The Bipartisan Classics Act Is Ready For Prime Time: Time to fix Pre 1972 Loophole

Issa (R-CA) and Nadler (D-NY) sponsored the Classics Act in the house. 

Artists that had the misfortune to record before 1972 do not get royalties for the public performance of their recordings on satellite and non-interactive streaming services.  This so-called loophole is simply a creation of federal courts (Ninth & Second) and apparent collusion by digital services (DOJ antitrust: Agreeing to fix a price at $0 is still price fixing).

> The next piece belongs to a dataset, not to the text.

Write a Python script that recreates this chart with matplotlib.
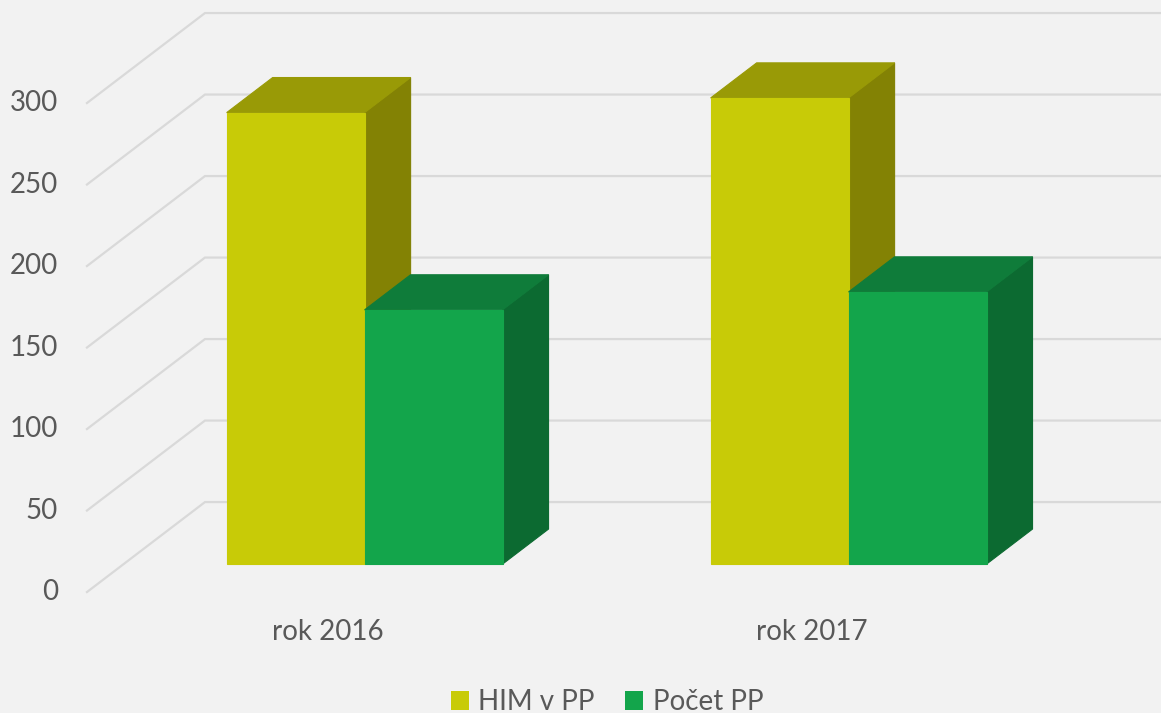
import matplotlib
matplotlib.use("Agg")
import matplotlib.pyplot as plt
from matplotlib.patches import Polygon, Patch

plt.rcParams['font.family'] = ['Lato', 'DejaVu Sans']

# data
categories = ["rok 2016", "rok 2017"]
series_names = ["HIM v PP", "Počet PP"]
him_v_pp = [277, 286]
pocet_pp = [156, 167]
y_ticks = [0, 50, 100, 150, 200, 250, 300]

# colours: front, top, side
colors = {
    "HIM v PP": ("#C8CB07", "#999A06", "#838204"),
    "Počet PP": ("#13A54B", "#0F7C3A", "#0C6A31"),
}
bg = "#F2F2F2"
grid_c = "#D9D9D9"
text_c = "#595959"

# oblique projection (depth z in 0..1)
DX = 0.2438   # category units per full depth
DY = 55.2     # value units per full depth
Z0, Z1 = 0.31, 0.70   # bar depth range
W = 0.285             # bar width in category units
WALL_X = -0.498       # left edge of floor (front)


def proj(x, v, z):
    return (x + z * DX, v + z * DY)


fig = plt.figure(figsize=(11.61, 7.13), dpi=100, facecolor=bg)
ax = fig.add_axes([0, 0, 1, 1])
ax.set_facecolor(bg)
ax.set_xlim(-0.6777, 1.7211)
ax.set_ylim(-74.2, 363.2)
ax.axis('off')

# gridlines: side wall diagonal + back wall horizontal
for t in y_ticks:
    p0 = proj(WALL_X, t, 0)
    p1 = proj(WALL_X, t, 1)
    p2 = proj(3.0, t, 1)
    ax.plot([p0[0], p1[0], p2[0]], [p0[1], p1[1], p2[1]],
            color=grid_c, lw=1.6, solid_joinstyle='miter', zorder=1)
    ax.annotate(str(t), xy=p0, xytext=(-29, 0), textcoords='offset pixels',
                ha='right', va='center', fontsize=20, color=text_c)


def draw_bar(x0, x1, h, name):
    front, top, side = colors[name]
    side_poly = [proj(x1, 0, Z0), proj(x1, 0, Z1), proj(x1, h, Z1), proj(x1, h, Z0)]
    top_poly = [proj(x0, h, Z0), proj(x1, h, Z0), proj(x1, h, Z1), proj(x0, h, Z1)]
    front_poly = [proj(x0, 0, Z0), proj(x1, 0, Z0), proj(x1, h, Z0), proj(x0, h, Z0)]
    for poly, c in ((side_poly, side), (top_poly, top), (front_poly, front)):
        ax.add_patch(Polygon(poly, closed=True, facecolor=c, edgecolor=c,
                             lw=0.8, zorder=3))


for i, cat in enumerate(categories):
    draw_bar(i - W, i, him_v_pp[i], series_names[0])
    draw_bar(i, i + W, pocet_pp[i], series_names[1])
    ax.annotate(cat, xy=(i, 0), xytext=(0, -40), textcoords='offset pixels',
                ha='center', va='center', fontsize=20, color=text_c)

handles = [Patch(facecolor=colors[n][0], edgecolor='none', label=n) for n in series_names]
fig.legend(handles=handles, loc='lower center', bbox_to_anchor=(0.523, -0.038),
           ncol=2, frameon=False, fontsize=20, labelcolor=text_c,
           handlelength=0.65, handleheight=0.65, handletextpad=0.35, columnspacing=1.1)

fig.savefig("out.png", dpi=100, facecolor=bg)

The Classics Act is designed to fix this loophole.  This fix has long been championed by Rep Nadler (D-NY) and Rep Issa (R-CA).  It’s a simple matter of fairness and equal treatment under the law.  There is no way in hell that the legislators who enacted The Digital Performance Right in Sound Recordings Act of 1995 (DPRA) intended to leave out pre-1972 performers.  Why has this persisted so long?

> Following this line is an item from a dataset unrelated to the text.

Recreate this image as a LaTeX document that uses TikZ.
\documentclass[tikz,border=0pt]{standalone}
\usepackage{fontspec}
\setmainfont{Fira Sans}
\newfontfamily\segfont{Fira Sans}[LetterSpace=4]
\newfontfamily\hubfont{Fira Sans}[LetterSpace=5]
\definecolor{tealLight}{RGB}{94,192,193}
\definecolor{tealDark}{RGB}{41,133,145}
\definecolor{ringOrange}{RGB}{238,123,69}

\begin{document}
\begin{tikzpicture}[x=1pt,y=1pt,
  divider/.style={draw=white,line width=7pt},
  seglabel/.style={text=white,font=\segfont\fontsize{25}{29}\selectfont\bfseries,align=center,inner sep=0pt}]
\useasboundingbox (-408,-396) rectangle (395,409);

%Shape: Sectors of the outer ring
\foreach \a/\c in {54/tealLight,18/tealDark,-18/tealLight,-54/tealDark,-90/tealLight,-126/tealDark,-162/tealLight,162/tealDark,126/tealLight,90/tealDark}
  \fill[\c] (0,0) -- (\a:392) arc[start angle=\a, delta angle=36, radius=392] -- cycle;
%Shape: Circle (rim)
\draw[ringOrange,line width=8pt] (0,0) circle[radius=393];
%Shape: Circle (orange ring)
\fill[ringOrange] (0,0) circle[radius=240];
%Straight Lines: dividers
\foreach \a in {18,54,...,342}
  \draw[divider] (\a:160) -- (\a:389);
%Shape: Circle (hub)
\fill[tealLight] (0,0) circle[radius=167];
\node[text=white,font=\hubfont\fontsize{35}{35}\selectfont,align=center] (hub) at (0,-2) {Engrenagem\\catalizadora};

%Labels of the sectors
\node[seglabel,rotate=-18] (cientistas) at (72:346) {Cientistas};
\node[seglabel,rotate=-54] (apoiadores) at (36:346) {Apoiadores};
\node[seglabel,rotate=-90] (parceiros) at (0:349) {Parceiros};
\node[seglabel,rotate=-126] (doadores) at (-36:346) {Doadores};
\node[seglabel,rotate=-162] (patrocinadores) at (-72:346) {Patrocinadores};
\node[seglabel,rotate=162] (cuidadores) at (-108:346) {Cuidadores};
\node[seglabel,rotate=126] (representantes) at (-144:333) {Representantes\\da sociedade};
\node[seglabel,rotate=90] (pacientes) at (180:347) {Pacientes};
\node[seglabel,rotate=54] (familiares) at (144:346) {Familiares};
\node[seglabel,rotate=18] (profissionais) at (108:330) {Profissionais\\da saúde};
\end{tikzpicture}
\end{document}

Artists owe a debt of gratitude to Nadler and Issa for relentlessly pushing this bill forward.  Also  Pandora, SoundExchange and other groups like Music First, the Internet Association, the GRAMMYs,  Screen Actors Guild‐American Federation of Television and Radio Artists, American Federation of Musicians, the Content Creators Coalition, the Future of Music Coalition, Fare Play, the Rhythm and Blues Foundation, and the Living Legends Foundation deserve their fair share of the credit.